Blood Orange is Dev Hynes’ second successful music project in addition to his start in the dance punk band, Test Icicles. Following his departure, Hynes created his chamberpoppish Lightspeed Champion project. The end of Lightspeed Champion’s run came on as Hynes required surgery to repair severe damage to his throat. While he popped up at the occasional festival gig, Hynes mostly worked in solitude on personal projects. The fruits of these labours resulted in the embryo of his most recent and most successful project. Blood Orange’s mix of electronica and R & B first appeared in performances in London and NYC with Hynes playing guitar and laptop. The Coastal Grooves album was met with raves. The follow up, Cupid Deluxe featured guests such as Clams Casino and members of Dirty Projectors and Chairlift.
2016’s Freetown Sound has taken Hynes and his Blood Orange moniker near the mainstream. An album sure to be found on many ‘best of’ lists, Freetown Sound ups the ante of guest performers (Nelly Furtado, Debbie Harry and recipient of some of Hynes’ external songwriting, Carly Rae Jepsen). A leap of concept and production, Freetown Sound speaks of pride, concern and defence of black, queer and feminist life. It’s a dense listen full of emotion, compelling serious thought but demands that you stand up, scream, smile and dance. Those lucky enough to get their hands on a sought-out ticket for one of his few shows of the year got to witness and participate in this actively.

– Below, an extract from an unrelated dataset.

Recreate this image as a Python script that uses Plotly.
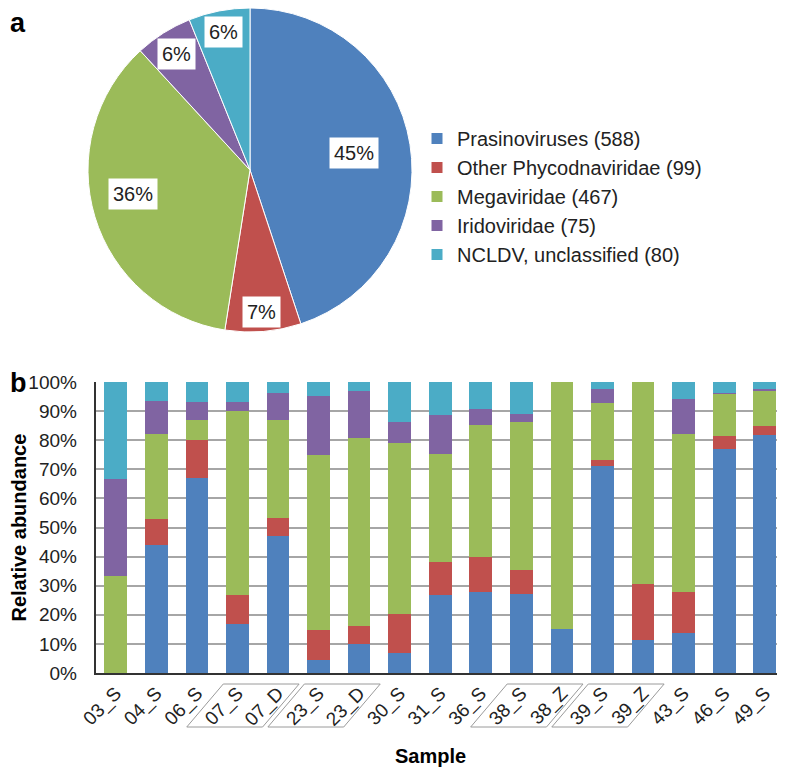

Blood Orange came to Toronto on September 21 to play before a packed sold-out audience at the Danforth Music Hall. Opening the show on keyboard backed with his two stunning singers, Ava Raiin and Eva Tolkin, Hynes sang By Ourselves. The rest of the band joined and the 80s drum machine beat of St. Augustine got the Hall dancing. The beat continued as Hynes moved through most of Freetown. An acolyte of Michael Jackson moves, Hynes encouraged all to dance like everyone else was watching and loved you for your bravery. A swell of emotions hit when singer, Eva Tolkin took on Nelly Furtado’s vocal solo on Hadron Collider. The hugs, tears and chorus singalong made this song one of the night’s favourites.
The Blood Orange band was immensely tight in front of a simple but powerful modular stage design by LA artist Clare Gillen. I’m not alone in knowing that this show, while one of the most anticipated of 2016, lived up to all the hype.